[Given information]:

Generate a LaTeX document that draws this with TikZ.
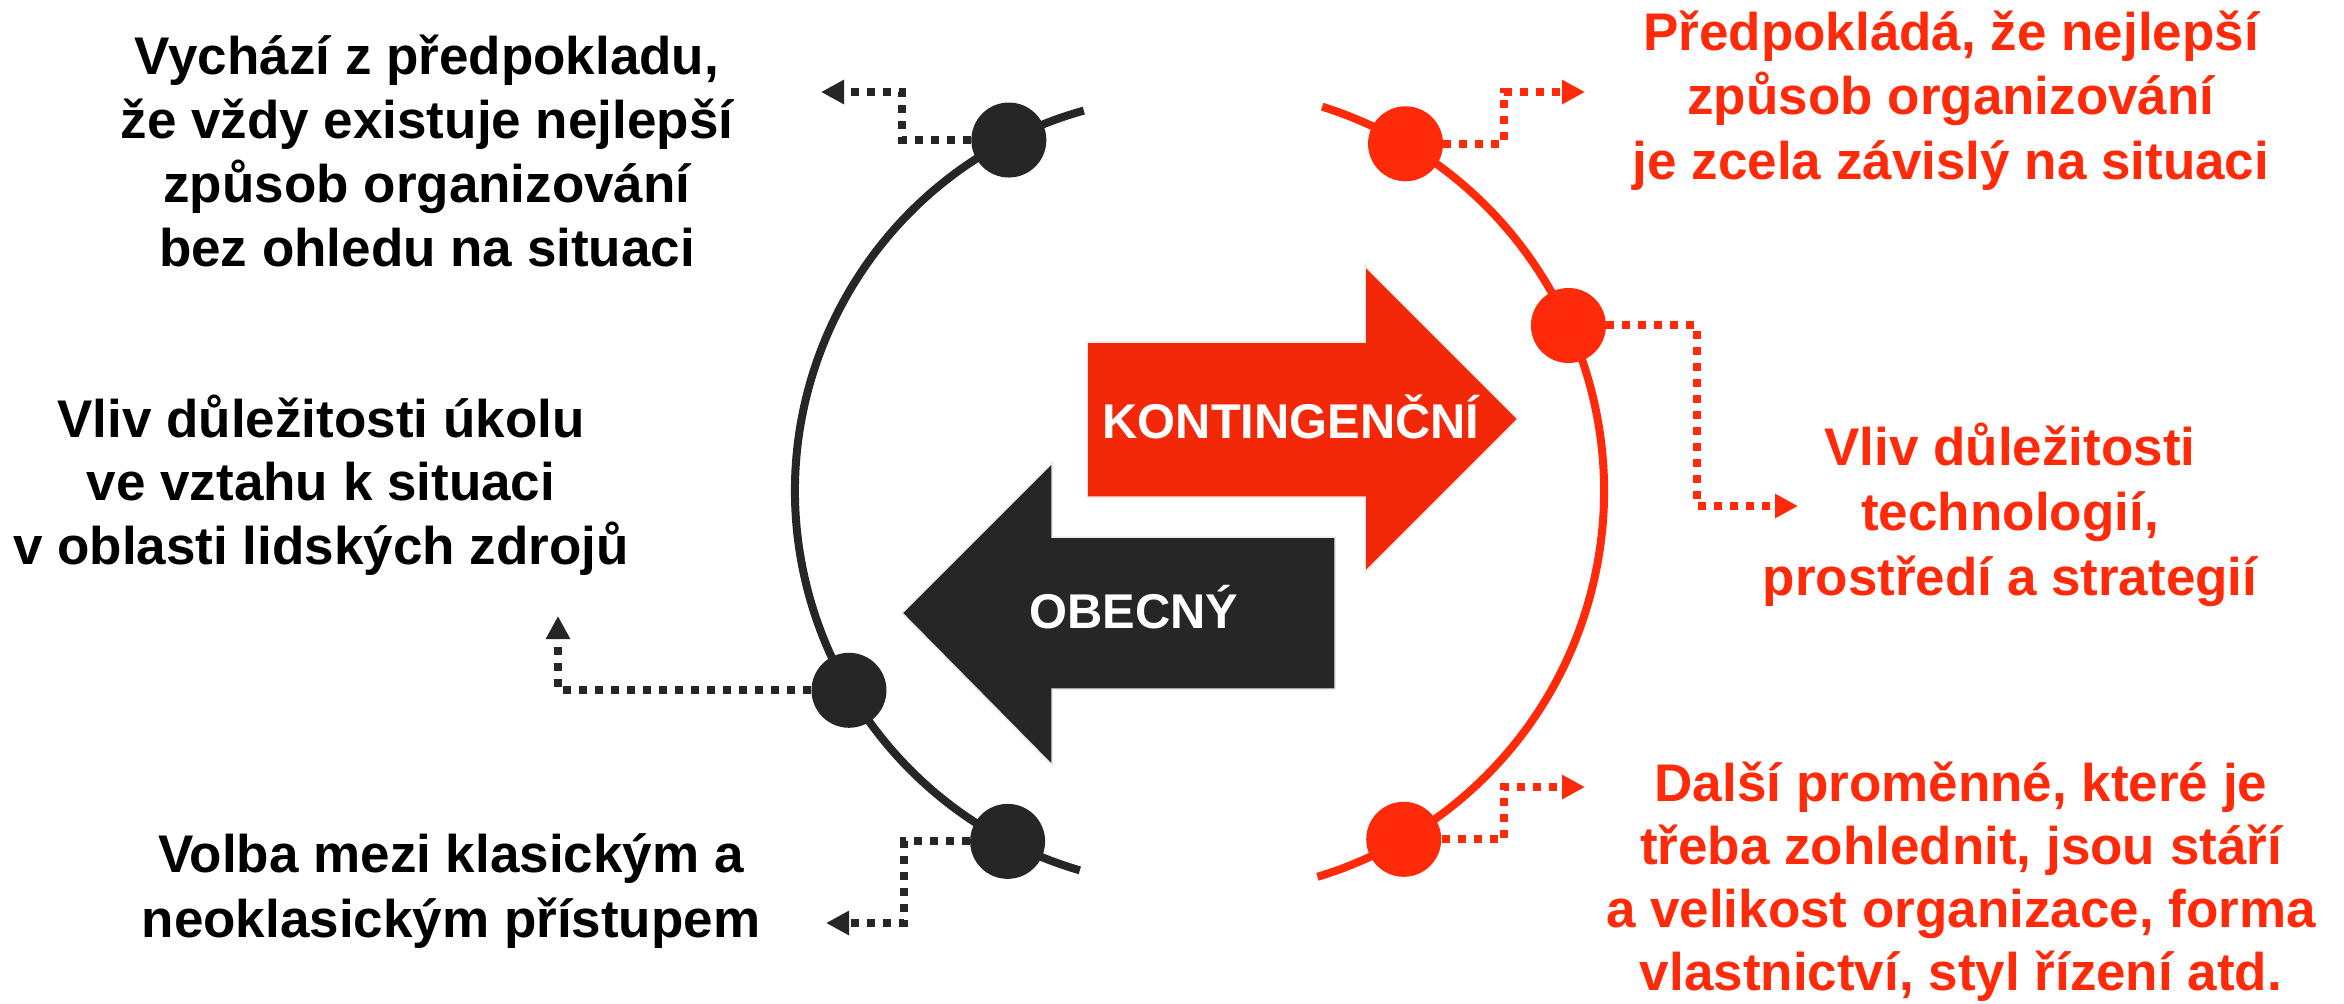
\documentclass[tikz,border=0pt]{standalone}
\usepackage{fontspec}
\setmainfont{Liberation Sans}
\usetikzlibrary{arrows.meta}
\definecolor{dk}{HTML}{262626}
\definecolor{rd}{HTML}{FF2A0A}
\definecolor{rdarrow}{HTML}{F22808}
\begin{document}
\begin{tikzpicture}[x=0.5pt,y=0.5pt,
  dot/.style={circle,inner sep=0pt,minimum size=37.5pt},
  arcline/.style={line width=4pt},
  conn/.style={line width=4pt,dash pattern=on 4pt off 4pt,-{Triangle[length=11.5pt,width=11.5pt]}},
  bconn/.style={conn,draw=dk},
  rconn/.style={conn,draw=rd},
  side/.style={font=\fontsize{26.5}{32}\selectfont\bfseries,anchor=base,inner sep=0pt},
  lt/.style={side,text=black},
  rt/.style={side,text=rd},
  bigtxt/.style={font=\fontsize{24.4}{29}\selectfont\bfseries,text=white,anchor=base,inner sep=0pt},
  bigarrow/.style={draw=black!8,line width=0.75pt}
]
\fill[white] (0,0) rectangle (2344,-1003);
\useasboundingbox (0,0) rectangle (2344,-1003);

% big arrows
\filldraw[bigarrow,fill=rdarrow] (1087,-342) -- (1365,-342) -- (1365,-266) -- (1518,-419) -- (1365,-572) -- (1365,-497) -- (1087,-497) -- cycle;
\filldraw[bigarrow,fill=dk] (1335,-537) -- (1052,-537) -- (1052,-463) -- (902,-613) -- (1052,-765) -- (1052,-689) -- (1335,-689) -- cycle;
\node[bigtxt] (kont) at (1291,-438) {KONTINGENČNÍ};
\node[bigtxt] (obec) at (1134,-628) {OBECNÝ};

% arcs
\draw[arcline,dk] (1190,-491) ++(105.6:395) arc[start angle=105.6,end angle=253.8,radius=395];
\draw[arcline,rd] (1201,-491) ++(72.5:403) arc[start angle=72.5,end angle=-73.2,radius=403];

% dot positions
\coordinate (pB1) at ([shift={(1190,-491)}]117.3:395);
\coordinate (pB2) at ([shift={(1190,-491)}]210.3:395);
\coordinate (pB3) at ([shift={(1190,-491)}]242.5:395);
\coordinate (pR1) at ([shift={(1201,-491)}]59.5:403);
\coordinate (pR2) at ([shift={(1201,-491)}]24.25:403);
\coordinate (pR3) at ([shift={(1201,-491)}]-59.8:403);

% connector corner and end points
\coordinate (b1c) at (902,-92);
\coordinate (b1e) at (821,-92);
\coordinate (b2e) at (558,-616);
\coordinate (b3c) at (904,-923);
\coordinate (b3e) at (826,-923);
\coordinate (r1c) at (1504,-92);
\coordinate (r1e) at (1585,-92);
\coordinate (r2c) at (1697,-506);
\coordinate (r2e) at (1798,-506);
\coordinate (r3c) at (1504,-787);
\coordinate (r3e) at (1585,-787);

% dot nodes (for anchors)
\node[dot] (B1) at (pB1) {};
\node[dot] (B2) at (pB2) {};
\node[dot] (B3) at (pB3) {};
\node[dot] (R1) at (pR1) {};
\node[dot] (R2) at (pR2) {};
\node[dot] (R3) at (pR3) {};

\draw[bconn] (B1.west) -| (b1c) -- (b1e);
\draw[bconn] (B2.west) -| (b2e);
\draw[bconn] (B3.west) -| (b3c) -- (b3e);
\draw[rconn] (R1.east) -| (r1c) -- (r1e);
\draw[rconn] (R2.east) -| (r2c) -- (r2e);
\draw[rconn] (R3.east) -| (r3c) -- (r3e);

\fill[dk] (B1) circle[radius=37.5];
\fill[dk] (B2) circle[radius=37.5];
\fill[dk] (B3) circle[radius=37.5];
\fill[rd] (R1) circle[radius=37.5];
\fill[rd] (R2) circle[radius=37.5];
\fill[rd] (R3) circle[radius=37.5];

% side texts
\foreach \t [count=\i from 0] in {{Vychází z předpokladu,},{že vždy existuje nejlepší},{způsob organizování},{bez ohledu na situaci}}
  \node[lt] (La\i) at (427,-74-64.3*\i) {\t};
\foreach \t [count=\i from 0] in {{Vliv důležitosti úkolu},{ve vztahu k situaci},{v oblasti lidských zdrojů}}
  \node[lt] (Lb\i) at (321,-437-63.5*\i) {\t};
\foreach \t [count=\i from 0] in {{Volba mezi klasickým a},{neoklasickým přístupem}}
  \node[lt] (Lc\i) at (451,-872-65*\i) {\t};
\foreach \t [count=\i from 0] in {{Předpokládá, že nejlepší},{způsob organizování},{je zcela závislý na situaci}}
  \node[rt] (Ra\i) at (1951,-50-64.5*\i) {\t};
\foreach \t [count=\i from 0] in {{Vliv důležitosti},{technologií,},{prostředí a strategií}}
  \node[rt] (Rb\i) at (2010,-465-65*\i) {\t};
\foreach \t [count=\i from 0] in {{Další proměnné, které je},{třeba zohlednit, jsou stáří},{a velikost organizace, forma},{vlastnictví, styl řízení atd.}}
  \node[rt] (Rc\i) at (1961,-801-63.3*\i) {\t};
\end{tikzpicture}
\end{document}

[Task]: Leaving the pictures aside, transcribe the entire listing exactly.

[Exercise answer]:
Generate a LaTeX document that draws this with TikZ.
\documentclass[tikz,border=0pt]{standalone}
\usepackage{fontspec}
\setmainfont{Liberation Sans}
\usetikzlibrary{arrows.meta}
\definecolor{dk}{HTML}{262626}
\definecolor{rd}{HTML}{FF2A0A}
\definecolor{rdarrow}{HTML}{F22808}
\begin{document}
\begin{tikzpicture}[x=0.5pt,y=0.5pt,
  dot/.style={circle,inner sep=0pt,minimum size=37.5pt},
  arcline/.style={line width=4pt},
  conn/.style={line width=4pt,dash pattern=on 4pt off 4pt,-{Triangle[length=11.5pt,width=11.5pt]}},
  bconn/.style={conn,draw=dk},
  rconn/.style={conn,draw=rd},
  side/.style={font=\fontsize{26.5}{32}\selectfont\bfseries,anchor=base,inner sep=0pt},
  lt/.style={side,text=black},
  rt/.style={side,text=rd},
  bigtxt/.style={font=\fontsize{24.4}{29}\selectfont\bfseries,text=white,anchor=base,inner sep=0pt},
  bigarrow/.style={draw=black!8,line width=0.75pt}
]
\fill[white] (0,0) rectangle (2344,-1003);
\useasboundingbox (0,0) rectangle (2344,-1003);

% big arrows
\filldraw[bigarrow,fill=rdarrow] (1087,-342) -- (1365,-342) -- (1365,-266) -- (1518,-419) -- (1365,-572) -- (1365,-497) -- (1087,-497) -- cycle;
\filldraw[bigarrow,fill=dk] (1335,-537) -- (1052,-537) -- (1052,-463) -- (902,-613) -- (1052,-765) -- (1052,-689) -- (1335,-689) -- cycle;
\node[bigtxt] (kont) at (1291,-438) {KONTINGENČNÍ};
\node[bigtxt] (obec) at (1134,-628) {OBECNÝ};

% arcs
\draw[arcline,dk] (1190,-491) ++(105.6:395) arc[start angle=105.6,end angle=253.8,radius=395];
\draw[arcline,rd] (1201,-491) ++(72.5:403) arc[start angle=72.5,end angle=-73.2,radius=403];

% dot positions
\coordinate (pB1) at ([shift={(1190,-491)}]117.3:395);
\coordinate (pB2) at ([shift={(1190,-491)}]210.3:395);
\coordinate (pB3) at ([shift={(1190,-491)}]242.5:395);
\coordinate (pR1) at ([shift={(1201,-491)}]59.5:403);
\coordinate (pR2) at ([shift={(1201,-491)}]24.25:403);
\coordinate (pR3) at ([shift={(1201,-491)}]-59.8:403);

% connector corner and end points
\coordinate (b1c) at (902,-92);
\coordinate (b1e) at (821,-92);
\coordinate (b2e) at (558,-616);
\coordinate (b3c) at (904,-923);
\coordinate (b3e) at (826,-923);
\coordinate (r1c) at (1504,-92);
\coordinate (r1e) at (1585,-92);
\coordinate (r2c) at (1697,-506);
\coordinate (r2e) at (1798,-506);
\coordinate (r3c) at (1504,-787);
\coordinate (r3e) at (1585,-787);

% dot nodes (for anchors)
\node[dot] (B1) at (pB1) {};
\node[dot] (B2) at (pB2) {};
\node[dot] (B3) at (pB3) {};
\node[dot] (R1) at (pR1) {};
\node[dot] (R2) at (pR2) {};
\node[dot] (R3) at (pR3) {};

\draw[bconn] (B1.west) -| (b1c) -- (b1e);
\draw[bconn] (B2.west) -| (b2e);
\draw[bconn] (B3.west) -| (b3c) -- (b3e);
\draw[rconn] (R1.east) -| (r1c) -- (r1e);
\draw[rconn] (R2.east) -| (r2c) -- (r2e);
\draw[rconn] (R3.east) -| (r3c) -- (r3e);

\fill[dk] (B1) circle[radius=37.5];
\fill[dk] (B2) circle[radius=37.5];
\fill[dk] (B3) circle[radius=37.5];
\fill[rd] (R1) circle[radius=37.5];
\fill[rd] (R2) circle[radius=37.5];
\fill[rd] (R3) circle[radius=37.5];

% side texts
\foreach \t [count=\i from 0] in {{Vychází z předpokladu,},{že vždy existuje nejlepší},{způsob organizování},{bez ohledu na situaci}}
  \node[lt] (La\i) at (427,-74-64.3*\i) {\t};
\foreach \t [count=\i from 0] in {{Vliv důležitosti úkolu},{ve vztahu k situaci},{v oblasti lidských zdrojů}}
  \node[lt] (Lb\i) at (321,-437-63.5*\i) {\t};
\foreach \t [count=\i from 0] in {{Volba mezi klasickým a},{neoklasickým přístupem}}
  \node[lt] (Lc\i) at (451,-872-65*\i) {\t};
\foreach \t [count=\i from 0] in {{Předpokládá, že nejlepší},{způsob organizování},{je zcela závislý na situaci}}
  \node[rt] (Ra\i) at (1951,-50-64.5*\i) {\t};
\foreach \t [count=\i from 0] in {{Vliv důležitosti},{technologií,},{prostředí a strategií}}
  \node[rt] (Rb\i) at (2010,-465-65*\i) {\t};
\foreach \t [count=\i from 0] in {{Další proměnné, které je},{třeba zohlednit, jsou stáří},{a velikost organizace, forma},{vlastnictví, styl řízení atd.}}
  \node[rt] (Rc\i) at (1961,-801-63.3*\i) {\t};
\end{tikzpicture}
\end{document}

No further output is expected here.